Arusbawah.co - Toni Rüttiman menjadi perhatian ditanah air. Relawan asal Swiss ini punya catatan menarik bagi warga Indonesia.
Bagaimana tidak! Dia telah membangun 61 jembatan di daerah-daerah terpencil dari bumi Pertiwi. Dua di antaranya adalah jembatan di Kebumen, yakni di Giri Tirto dan Kedung Sari.
Sekarang warga di wilayah tersebut sudah bisa menikmati jembatan gantung oleh pengendara sepeda motor.
Perjalanan Toni ke Indonesia
Pada akhir tahun 2010, pria yang dikenal sebagai Toni el Suizo memulai karyanya di Indonesia.
Datang ke Indonesia karena rasa kepeduliannya terhadap berbagai pemberitaan di media massa, dimana begitu banyak anak-anak yang harus bergelantungan di jembatan yang rusak atau menyebrangi sungai berarus deras setiap harinya sebagai satu-satunya akses menuju sekolah di desanya.
Melihat keadaan itu, lalu hati Ruttiman pun tergerak dan memutuskan untuk berangkat ke Indonesia.
Ternyata diam-diam Ruttiman sudah tiga tahun keluar masuk kampung di wilayah terpencil di tanah air dan mengajak para warga bergotong-royong bahkan ‘Ruttiman’ tidak segan2 turun langsung membangun bersama-sama warga lokal.
Toni Rüttimann bekerja secara independen bersama komunitas kurang mampu yang menggunakan bahan-bahan daur ulang dan tanpa memasang tarif untuk pekerjaannya.
Perusahaan-perusahaan membantunya dengan cara mendonasikan bahan-bahan bekas mereka dan pemerintah daerah memberikan izin dan bantuan transportasi sebagai penghargaan terhadap suatu upaya yang utamanya dilakukan oleh masyarakat.
Bahkan tidak ada seorang pun yang meminta imbalan jembatan-jembatan tersebut dimiliki oleh masyarakat yang membangunnya.

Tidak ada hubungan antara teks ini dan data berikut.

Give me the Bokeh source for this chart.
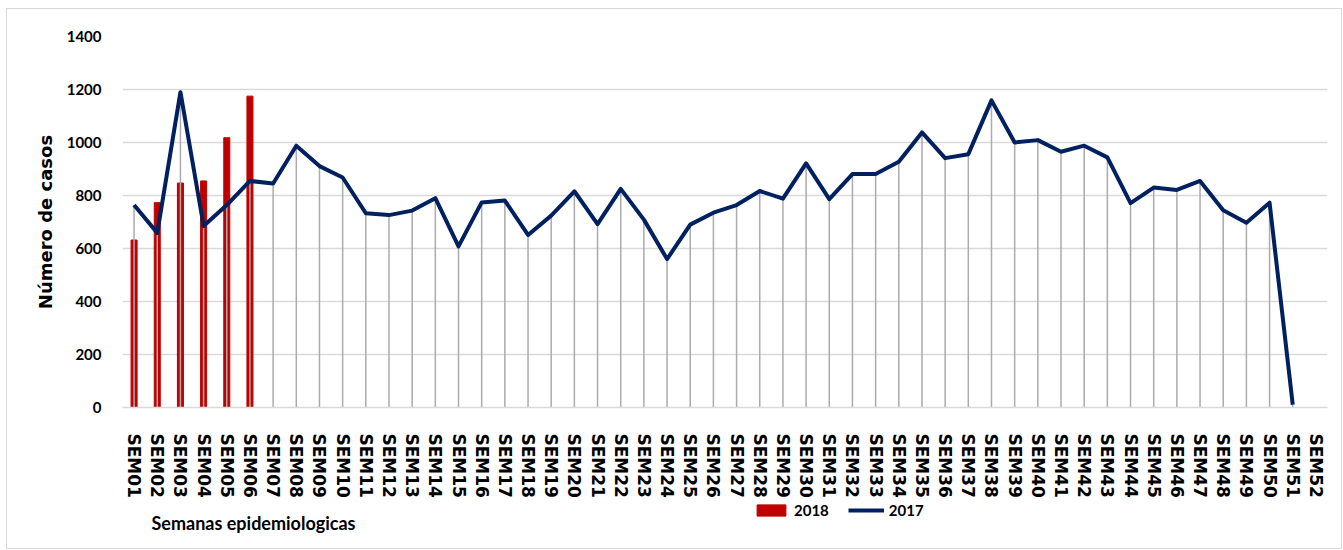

Dan jembatan-jembatan tersebut hanya untuk digunakan oleh pejalan kaki, hewan pikul, sepeda motor, traktor roda dua, tetapi tidak untuk mobil.
Di setiap negara dimana Toni bekerja, ia membentuk sebuah tim kecil yang terdiri dari tukang las lokal dan mencari “mitra pembangun jembatan” yang akan diajarkan keahliannya dan yang pada nantinya akan melakukan tugas-tugas perawatan terhadap jembatan yang telah dibangun.
Toni sama sekali tidak memiliki rumah tinggal, ia selalu membawa semua yang ia perlukan dalam dua tas. Satu tas untuk barang-barang pribadi dan satu tas lagi untuk laptop dan beberapa alat untuk pekerjaannya dengan modal bekerjasama dengan masyarakat lokal.
Sepantasnya kita mengapresiasi apa yang telah dilakukan Toni. Bahkan diyakini dia adalah sosok orang yang tidak memiliki kepentingan apa2 terlebih didalam mendapatkan keuntungan apalagi memperkaya diri.

Justru ‘ Toni ‘ terlalu sibuk memikirkan mereka2 yang menderita setiap harinya khususnya anak-anak yang harus bergelantungan di jembatan yang rusak atau menyebrangi sungai berarus deras setiap harinya sebagai satu2nya akses menuju sekolah di desanya.
Bantuan Untuk Toni Ruttiman
Kala itu Tenaris menyumbangkan pipa-pipa dari anak perusahaannya di Indonesia, sementara pemerintah nasional memberikan izin dan menawarkan suatu bengkel las di luar Jakarta.
Angkatan Laut Indonesia dan Angkatan Darat Indonesia berkontribusi dalam sebagian besar transportasi laut di republik yang wilayahnya sangat luas ini. Namun, transportasi darat biasanya dibayarkan oleh masyarakat dimana jembatan tersebut dibangun.

Tim Indonesia terdiri dari Suntana, yang asalnya merupakan operator pabrik konstruksi di Dubai, dan tiga tukang las. Dari tahun 2011 sampai Maret 2014, tim ini sudah membangun 30 jembatan di Pulau Jawa dan Sulawesi.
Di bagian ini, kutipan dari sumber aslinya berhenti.